Molecular vibration spectroscopy: Chemical bonds behave like tiny springs connecting atoms, each with its own effective spring constant. Infrared spectroscopy measures the vibration frequency of these bonds directly, revealing bond strength and molecular structure from the same T = 2π√(m/k) relationship, just at a vastly smaller scale.
Mattress and cushion design: Foam and coil mattresses are engineered mass-spring-damper systems in their own right — manufacturers tune effective stiffness and damping so a sleeper's body settles quickly to a comfortable equilibrium position without producing an unpleasant bouncing sensation, the same underlying physics as a car's suspension, just optimized for a completely different feel.
Frequently Asked Questions
What determines the period of a mass-spring system?+−
The period T = 2π√(m/k) depends only on the mass m and the spring constant k. A heavier mass gives a longer period (slower oscillation); a stiffer spring (higher k) gives a shorter period (faster oscillation).
Does amplitude affect the period of oscillation?+−
No — for an ideal spring obeying Hooke's law, the period is completely independent of amplitude. A small swing and a large swing (within the linear range) take exactly the same time to complete one oscillation, even though the larger swing moves faster at every point.
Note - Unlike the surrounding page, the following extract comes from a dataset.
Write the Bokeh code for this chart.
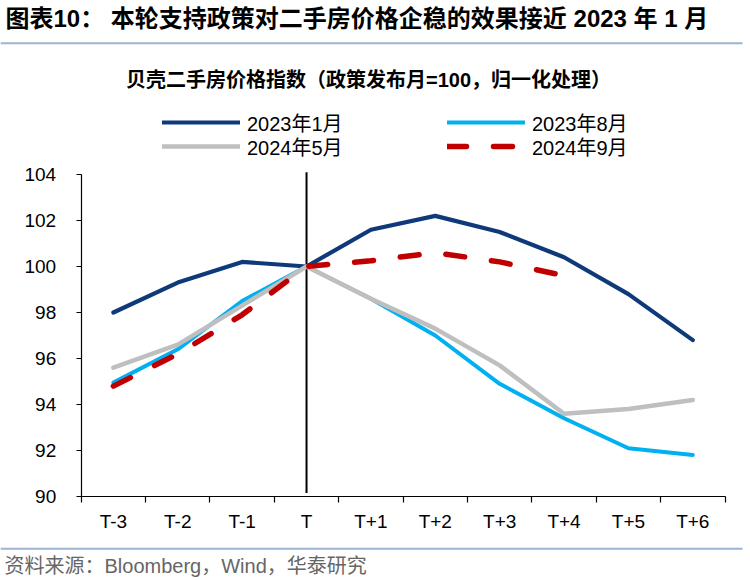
import numpy as np
from bokeh.plotting import figure
from bokeh.models import (Range1d, FixedTicker, Label, Legend, LegendItem, BoxAnnotation,
                          LinearAxis)
from bokeh.embed import file_html
from bokeh.resources import INLINE

# ---- data -------------------------------------------------------------
categories = ["T-3", "T-2", "T-1", "T", "T+1", "T+2", "T+3", "T+4", "T+5", "T+6"]
jan_2023 = [98.0, 99.3, 100.2, 100.0, 101.6, 102.2, 101.5, 100.4, 98.8, 96.8]
aug_2023 = [94.95, 96.4, 98.5, 100.0, 98.6, 97.0, 94.9, 93.4, 92.1, 91.8]
may_2024 = [95.6, 96.6, 98.3, 100.0, 98.6, 97.3, 95.7, 93.6, 93.8, 94.2]
sep_2024 = [94.8, 96.2, 97.9, 100.0, 100.25, 100.6, 100.2, 99.6]
series_names = ["2023年1月", "2023年8月", "2024年5月", "2024年9月"]
y_ticks = [90, 92, 94, 96, 98, 100, 102, 104]
policy_month = "T"

title_text = "图表10：  本轮支持政策对二手房价格企稳的效果接近 2023 年 1 月"
subtitle_text = "贝壳二手房价格指数（政策发布月=100，归一化处理）"
source_text = "资料来源：Bloomberg，Wind，华泰研究"

FONT = "Liberation Sans, Noto Sans CJK SC"
RULE = "#9CB3D4"

# ---- canvas geometry (px) ---------------------------------------------
W, H = 750, 580
AX_L, AX_R, AX_T, AX_B = 80.7, 724.5, 174.0, 496.0   # plot-area box on the canvas
n = len(categories)
ux = (AX_R - AX_L) / n
uy = (AX_B - AX_T) / (y_ticks[-1] - y_ticks[0])
x_range = Range1d(-AX_L / ux, n + (W - AX_R) / ux)
y_range = Range1d(y_ticks[0] - (H - AX_B) / uy, y_ticks[-1] + AX_T / uy)

def cy(page_y):           # page y (top-down) -> screen units (bottom-up)
    return H - page_y

pos = np.arange(n) + 0.5
bounds = list(np.arange(n + 1).astype(float))

p = figure(width=W, height=H, output_backend="svg", toolbar_location=None,
           x_range=x_range, y_range=y_range, min_border=0,
           x_axis_location=None, y_axis_location=None)
p.outline_line_color = None
p.grid.visible = False
p.background_fill_color = "white"
p.border_fill_color = "white"

# axes (fixed inside the frame)
xa = LinearAxis(fixed_location=y_ticks[0], bounds=(0, n))
xa.ticker = FixedTicker(ticks=list(pos), minor_ticks=bounds)
xa.major_label_overrides = {float(v): c for v, c in zip(pos, categories)}
xa.major_tick_line_color = None
xa.major_tick_out = 0
xa.major_tick_in = 0
xa.minor_tick_out = 6
xa.minor_tick_in = 0
xa.minor_tick_line_color = "black"
xa.minor_tick_line_width = 1.2
xa.axis_line_color = "black"
xa.axis_line_width = 1.2
xa.major_label_text_font = FONT
xa.major_label_text_font_size = "19px"
xa.major_label_text_color = "black"
xa.major_label_standoff = 8
p.add_layout(xa, "below")

ya = LinearAxis(fixed_location=0, bounds=(y_ticks[0], y_ticks[-1]))
ya.ticker = FixedTicker(ticks=y_ticks, minor_ticks=[])
ya.major_tick_out = 5
ya.major_tick_in = 0
ya.major_tick_line_color = "black"
ya.major_tick_line_width = 1.2
ya.axis_line_color = "black"
ya.axis_line_width = 1.2
ya.major_label_text_font = FONT
ya.major_label_text_font_size = "19px"
ya.major_label_text_color = "black"
ya.major_label_standoff = 20
p.add_layout(ya, "left")

# policy month marker
t_pos = pos[categories.index(policy_month)]
p.segment(x0=[t_pos], y0=[y_ticks[0] + 0.15], x1=[t_pos], y1=[y_ticks[-1] + 0.1],
          line_color="black", line_width=2)

# series
r1 = p.line(pos, jan_2023, line_color="#0E3A7A", line_width=4.2, line_join="round", line_cap="round")
r2 = p.line(pos, aug_2023, line_color="#00B0F0", line_width=4, line_join="round", line_cap="round")
r3 = p.line(pos, may_2024, line_color="#BFBFBF", line_width=4.5, line_join="round", line_cap="round")
r4 = p.line(pos[:len(sep_2024)], sep_2024, line_color="#C00000", line_width=5.5,
            line_dash="19 27", line_cap="round", line_join="round")

# legend: one entry per Legend so rows can be spaced like the reference
ITEM_H = 30
def legend_entry(name, renderer, x_left, row_center):
    return Legend(items=[LegendItem(label=name, renderers=[renderer])],
                  location=(x_left, cy(row_center + ITEM_H / 2)),
                  glyph_width=78, glyph_height=ITEM_H, label_height=ITEM_H, label_width=10,
                  spacing=0, padding=0, margin=0, label_standoff=7,
                  border_line_color=None, background_fill_alpha=0,
                  label_text_font=FONT, label_text_font_size="20px",
                  label_text_color="black", label_text_baseline="middle")

p.add_layout(legend_entry(series_names[0], r1, 162, 122.3))
p.add_layout(legend_entry(series_names[1], r2, 447, 122.3))
p.add_layout(legend_entry(series_names[2], r3, 162, 146.0))
p.add_layout(legend_entry(series_names[3], r4, 447, 146.0))

# title, subtitle, rules, source
def rule(page_y):
    return BoxAnnotation(left=0, right=742, bottom=cy(page_y + 1), top=cy(page_y - 1),
                         left_units="screen", right_units="screen", top_units="screen",
                         bottom_units="screen", fill_color=RULE, fill_alpha=1, line_color=None)

p.add_layout(Label(x=5, y=cy(17.5), x_units="screen", y_units="screen", text=title_text,
                   text_font=FONT, text_font_size="24px", text_font_style="bold",
                   text_color="black", text_baseline="middle", text_align="left"))
p.add_layout(rule(42.7))
p.add_layout(Label(x=368, y=cy(79), x_units="screen", y_units="screen", text=subtitle_text,
                   text_font=FONT, text_font_size="20px", text_font_style="bold",
                   text_color="black", text_baseline="middle", text_align="center"))
p.add_layout(rule(548.3))
p.add_layout(Label(x=4, y=cy(565), x_units="screen", y_units="screen", text=source_text,
                   text_font=FONT, text_font_size="20px",
                   text_color="#666666", text_baseline="middle", text_align="left"))

open("out.html", "w").write(file_html(p, INLINE))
How do you find k if you know the target period and mass?+−
Rearrange T = 2π√(m/k) to solve for k directly: k = 4π²m / T². This is exactly the calculation used whenever engineers need to select a spring stiffness to hit a target natural frequency.
What happens when two springs are combined?+−
Springs in parallel add their stiffness directly: k_total = k₁ + k₂. Springs in series combine like resistors in parallel: 1/k_total = 1/k₁ + 1/k₂, producing a softer overall system than either spring alone.
Why is simple harmonic motion so important in physics?+−
SHM is the simplest possible oscillation with a restoring force proportional to displacement, and it appears throughout physics — in pendulums, molecular vibrations, electrical LC circuits, and as the first approximation for almost any system oscillating near a stable equilibrium.